L'aiguisement objectif ou délibérément négatif de ces facteurs leur donne souvent des formes qui aggravent les tensions, déjà insupportables, et qui détournent des nécessités historiques pour dépasser et sortir valablement de notre crise , faire recouvrer à notre pays la stabilité dynamique et la sécurité dont il a tant besoin pour avancer. Les générations qui ont vécu l'oppression coloniale et surtout celles qui ont participé  à la guerre de libération   et à l'édification nationale après l'indépendance se réduisent en nombre de jour en jour. La plupart des femmes et des hommes qui les composent et qui n'ont pas fait un commerce de leur engagement, observent, avec des sentiments et des convictions contrariés , la nouvelle société algérienne qui  émerge . Les dures réalités de notre crise les mettent à  rude épreuve. Ils ne peuvent pas étouffer leur fierté d'avoir contribué à arracher l'indépendance et de vivre une Algérie, comme Etat et Nation , qui cherche sa voie et ses marques ,au gré de l'évolution historique tortueuse et des conjonctures complexes. Il ne peuvent aussi ne pas percevoir et comprendre la profondeur du fossé qui sépare les aspirations qui ont porté leur engagement révolutionnaire des réalités de l'Algérie d'aujourd'hui. Beaucoup d'entre eux se sentent interpellés. Leur souffle patriotique et militant a été broyé ,au cours de ces décennies d'indépendance par les coups insidieux d'un système de pouvoir autoritaire , hégémonique et foncièrement populiste.

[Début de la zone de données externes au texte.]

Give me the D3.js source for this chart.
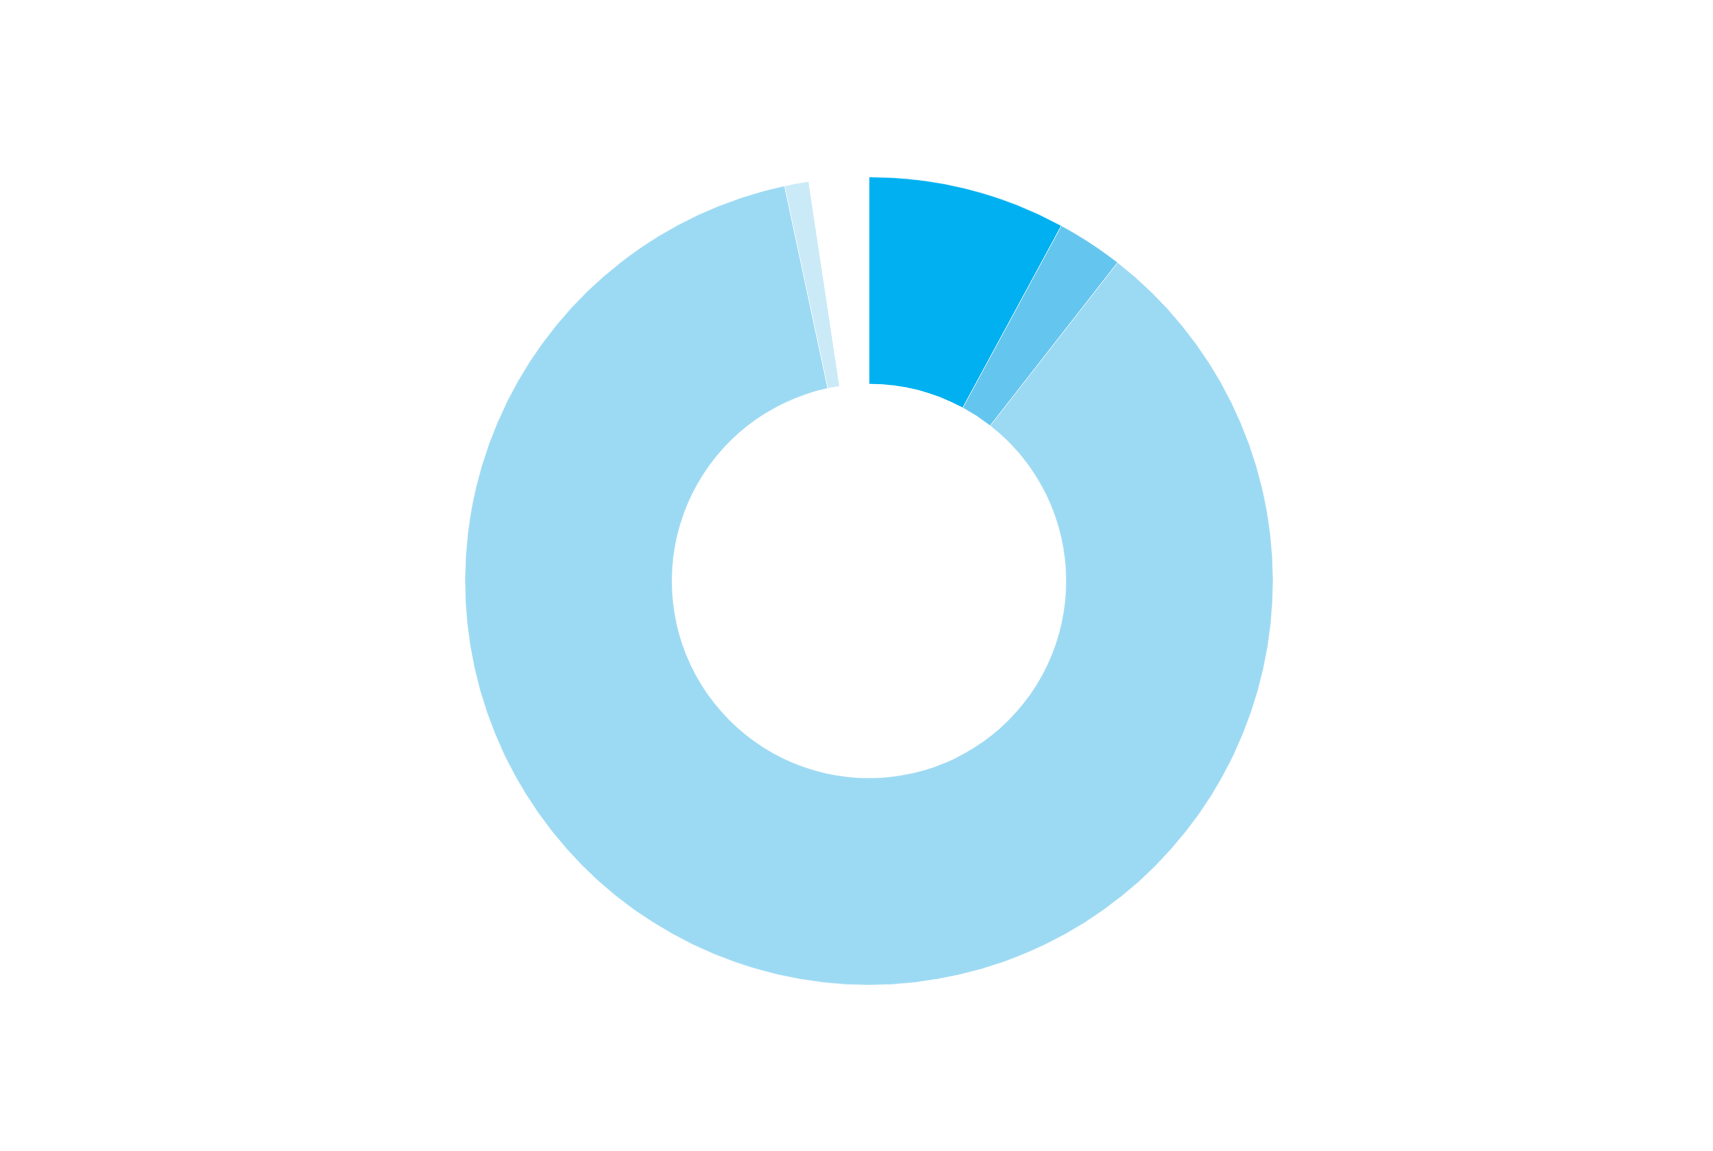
<!DOCTYPE html>
<html>
<head>
<meta charset="utf-8">
<script src="https://cdn.jsdelivr.net/npm/d3@7"></script>
<style>
  html, body { margin: 0; padding: 0; background: #ffffff; }
  svg { display: block; }
</style>
</head>
<body>
<svg id="chart" width="1713" height="1151"></svg>
<script>
// Data (share of the whole, in %)
const categories = ["A", "B", "C", "D", "Other"];
const values = [7.9, 2.65, 86.1, 0.97, 2.38];
const colors = ["#00B0F0", "#64C5EE", "#9CD9F3", "#CAEAF8", "#FFFFFF"];

const width = 1713, height = 1151;
const cx = 869, cy = 581;
const outerR = 404, innerR = 197;

const svg = d3.select("#chart");
const g = svg.append("g").attr("transform", `translate(${cx},${cy})`);

const pie = d3.pie().sort(null).value(d => d.value);
const arc = d3.arc().innerRadius(innerR).outerRadius(outerR);

const data = categories.map((c, i) => ({ name: c, value: values[i], color: colors[i] }));

g.selectAll("path")
  .data(pie(data))
  .join("path")
  .attr("d", arc)
  .attr("fill", d => d.data.color)
  .attr("stroke", "#ffffff")
  .attr("stroke-width", 0.4);
</script>
</body>
</html>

Ils sont , à des degrés divers , préoccupés par  la situation précaire et par l'état de désorientation des générations de l'indépendance. Certains d'entre eux interviennent de plus en plus activement : 

Ø  pour apporter leurs contributions à la clarification ,à l'écriture et surtout à la transmission de notre histoire moderne en donnant tout leurs sens aux concepts de patriotisme et de citoyenneté, 

Ø  pour participer aux débats et aux luttes qui se développent autour de notre crise et des voies pour en sortir en refondant un Etat réellement républicain et démocratique, 

Ø  pour tisser les indispensables jonctions avec les jeunes générations autour des valeurs qui renforcent la nation et l'identité nationale en les inscrivant dans le temps , qui fortifient la liberté et la conscience, qui développent et déploient la démocratie , qui multiplient et accélèrent le savoir et la science ,qui favorisent le progrès et font reculer l'archaïsme.